No Rio de Janeiro torna-se empresário, segue as eleições presidenciais de 1958 em Portugal e a saga de Humberto Delgado - e aí, pouco tempo depois, conhece Delgado, exilado político após as eleições, e Henrique Galvão, refugiado político após a aventura da tomada do paquete Santa Maria (outro dos golpes espectaculares contra o regime de Salazar). E regressa à conspiração.

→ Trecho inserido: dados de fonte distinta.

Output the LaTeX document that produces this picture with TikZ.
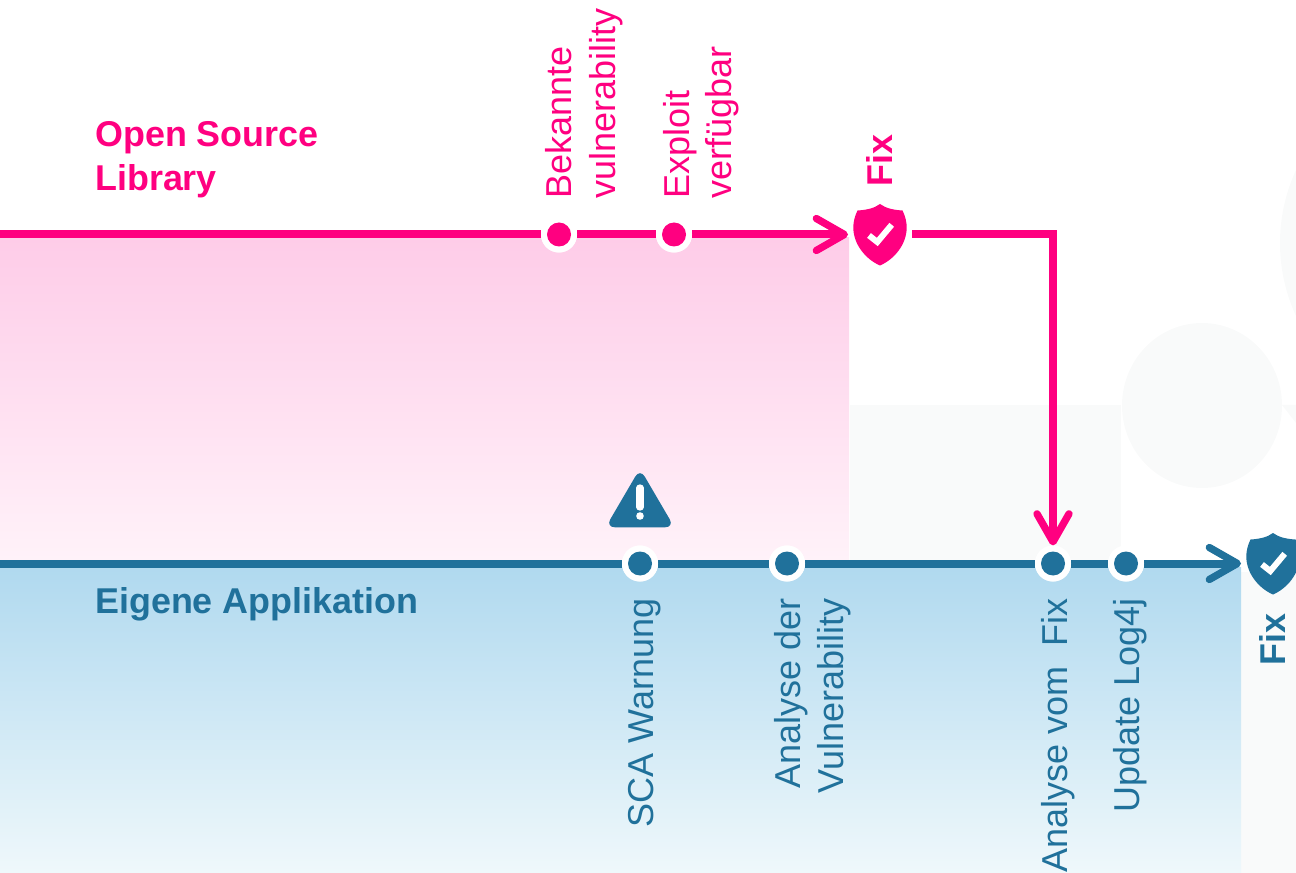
\documentclass[tikz,border=0pt]{standalone}
\usepackage{fontspec}
\setmainfont{Liberation Sans}
\usetikzlibrary{arrows.meta}
\definecolor{pinkc}{RGB}{255,0,128}
\definecolor{bluec}{RGB}{32,113,155}
\definecolor{greyc}{RGB}{249,250,250}
\definecolor{pinktop}{RGB}{254,204,232}
\definecolor{pinkbot}{RGB}{255,242,249}
\definecolor{bluetop}{RGB}{176,217,239}
\definecolor{bluebot}{RGB}{239,248,251}
\tikzset{
  txt/.style={font=\fontsize{27}{33}\selectfont, inner sep=0pt, align=left},
  boldtxt/.style={font=\fontsize{26.9}{33}\selectfont\bfseries, inner sep=0pt, align=left},
  upstart/.style={rotate=90, anchor=base west},
  upend/.style={rotate=90, anchor=base east},
  dotnode/.style={circle, fill=#1, draw=white, line width=4.5pt, minimum size=22.5pt, inner sep=0pt},
  shieldnode/.style={minimum width=48pt, minimum height=48pt, inner sep=0pt, outer sep=0pt},
  warnnode/.style={minimum width=46pt, minimum height=40pt, inner sep=0pt, outer sep=0pt},
  conn/.style={line width=6pt, draw=#1},
  tip/.style={-{Straight Barb[length=21pt,width=24pt,round,line width=5.5pt]}},
}
\newcommand{\shieldshape}[2]{%
  \fill[#2,shift={(#1.center)}] (0,-30.5)
    .. controls (-6,-26) and (-14,-24.5) .. (-22.5,-24)
    .. controls (-25.5,-18) and (-26.7,-12) .. (-26.7,-7)
    .. controls (-26.7,10) and (-14,25) .. (0,31)
    .. controls (14,25) and (26.7,10) .. (26.7,-7)
    .. controls (26.7,-12) and (25.5,-18) .. (22.5,-24)
    .. controls (14,-24.5) and (6,-26) .. (0,-30.5) -- cycle;
  \draw[white,line width=4.5pt,shift={(#1.center)}] (-11,1) -- (-2.7,7.5) -- (11.7,-9.7);
}
\begin{document}
\begin{tikzpicture}[x=0.75pt,y=-0.75pt]
\useasboundingbox (0,0) rectangle (1296,873);
\clip (0,0) rectangle (1296,873);
% background
\fill[greyc] (850,405) rectangle (1121,563);
\fill[greyc] (1202,405.5) ellipse (80 and 82.5);
\fill[greyc] (1454,243) circle (174);
\fill[greyc] (1282,405) -- (1296,405) -- (1296,423) -- cycle;
\fill[greyc] (1241,572) rectangle (1296,873);
% gradient bands
\shade[top color=pinktop,bottom color=pinkbot] (0,238) rectangle (849,560);
\shade[top color=bluetop,bottom color=bluebot] (0,567) rectangle (1241,873);
% anchors
\coordinate (pstart) at (0,234.5);
\coordinate (bstart) at (0,563.5);
\node[dotnode=pinkc] (pa) at (559,234.5) {};
\node[dotnode=pinkc] (pb) at (674,234.5) {};
\node[shieldnode] (ps) at (880,234.5) {};
\node[dotnode=bluec] (ba) at (640,563.5) {};
\node[dotnode=bluec] (bb) at (787,563.5) {};
\node[dotnode=bluec] (bc) at (1053,563.5) {};
\node[dotnode=bluec] (bd) at (1126,563.5) {};
\node[shieldnode] (bs) at (1273,563.5) {};
\node[warnnode] (warn) at (640,501) {};
% connectors
\draw[conn=pinkc] (pstart) -- (pa);
\draw[conn=pinkc] (pa) -- (pb);
\draw[conn=pinkc,tip] (pb) -- (ps.west);
\draw[conn=bluec] (bstart) -- (ba);
\draw[conn=bluec] (ba) -- (bb);
\draw[conn=bluec] (bb) -- (bc);
\draw[conn=bluec] (bc) -- (bd);
\draw[conn=bluec,tip] (bd) -- (bs.west);
\draw[conn=pinkc,tip] (ps.east) -| (bc.north);
% dots redrawn above connectors
\foreach \n/\c in {pa/pinkc,pb/pinkc,ba/bluec,bb/bluec,bc/bluec,bd/bluec}{
  \fill[white] (\n.center) circle (18);
  \fill[\c] (\n.center) circle (12);
}
% icons
\shieldshape{ps}{pinkc}
\shieldshape{bs}{bluec}
\fill[bluec,rounded corners=7pt,shift={(warn.center)}] (0,-32.5) -- (-34.4,26.3) -- (34.4,26.3) -- cycle;
\draw[white,line width=5.5pt,line cap=round,shift={(warn.center)}] (0,-13) -- (0,6);
\fill[white,shift={(warn.center)}] (0,15) circle (3.8);
% texts
\node[boldtxt,anchor=base west,text=pinkc] (t1) at (95,147) {Open Source};
\node[boldtxt,anchor=base west,text=pinkc] (t2) at (95,191) {Library};
\node[boldtxt,anchor=base west,text=bluec] (t3) at (95,613) {Eigene Applikation};
\node[txt,upstart,text=pinkc] (l1) at (571.5,199) {Bekannte};
\node[txt,upstart,text=pinkc] (l2) at (615.5,199) {vulnerability};
\node[txt,upstart,text=pinkc] (l3) at (689.5,199) {Exploit};
\node[txt,upstart,text=pinkc] (l4) at (731.5,199) {verfügbar};
\node[boldtxt,upstart,text=pinkc] (f1) at (892.7,187) {Fix};
\node[txt,upend,text=bluec] (l5) at (653.5,598) {SCA Warnung};
\node[txt,upend,text=bluec] (l6) at (800,598) {Analyse der};
\node[txt,upend,text=bluec] (l7) at (843.5,598) {Vulnerability};
\node[txt,upend,text=bluec] (l8) at (1067,598) {Analyse vom\ \ Fix};
\node[txt,upend,text=bluec] (l9) at (1139,598) {Update Log4j};
\node[boldtxt,upstart,text=bluec] (f2) at (1285,666) {Fix};
\end{tikzpicture}
\end{document}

No Verão de 1961, Hermínio está de novo em Marrocos, envolvido na tentativa de golpe militar (o golpe de Beja) contra a ditadura. Falhada esta, lança-se na sua primeira grande acção 'mediática': o desvio do avião da TAP. Após isso, deixa o Brasil e vai para Paris. Continua conspirando, até ao dia em que a "Operação Mondego", a sua segunda grande acção espectacular, está pronta a avançar. Estruturada a primeira organização armada anti-regime, a LUAR, ele e mais três "guerreiros" (Camilo Mortágua, Barracosa e Luís Benvindo) partem para Portugal. A 17 de Maio, assaltam o Banco de Portugal da Figueira da Foz, de onde levam 30 mil contos, quantia grossa para a época. Uma avioneta os espera no aeródromo de Cernache. Fogem para o Algarve e depois... Paris, de novo. Por causa do reconhecimento das notas roubadas, é preso em Paris. Evita a extradição, envolve-se na conspiração uma vez mais, passa pelos países comunistas, sem que o comunismo o atraia, consegue armamento para a ETA, no tempo de Franco. Em 1968, Hermínio regressa a Portugal. Trata-se de nova acção, a tomada da cidade da Covilhã por algumas horas. Mas a operação falha. Hermínio regressa às cadeias políticas do regime, a Caxias, depois de reconhecido já na região transmontana. Em Caxias é de novo torturado e de onde consegue nova e espectacular fuga. Depois, a exílio activo na Europa. E a conspiração, sem olhar a filiações partidárias, a acção pela acção. Em 1973, entra de novo em Portugal, para raptar algumas figuras do regime a troco da libertação dos presos políticos. A aventura fica pela intenção. É detido de novo e será em Caxias que o 25 de Abril o encontrará. Depois dessa data, acaba por filiar-se no PS do seu amigo e protector Mário Soares, a primeira ligação partidária em toda uma vida de acção e de aventura.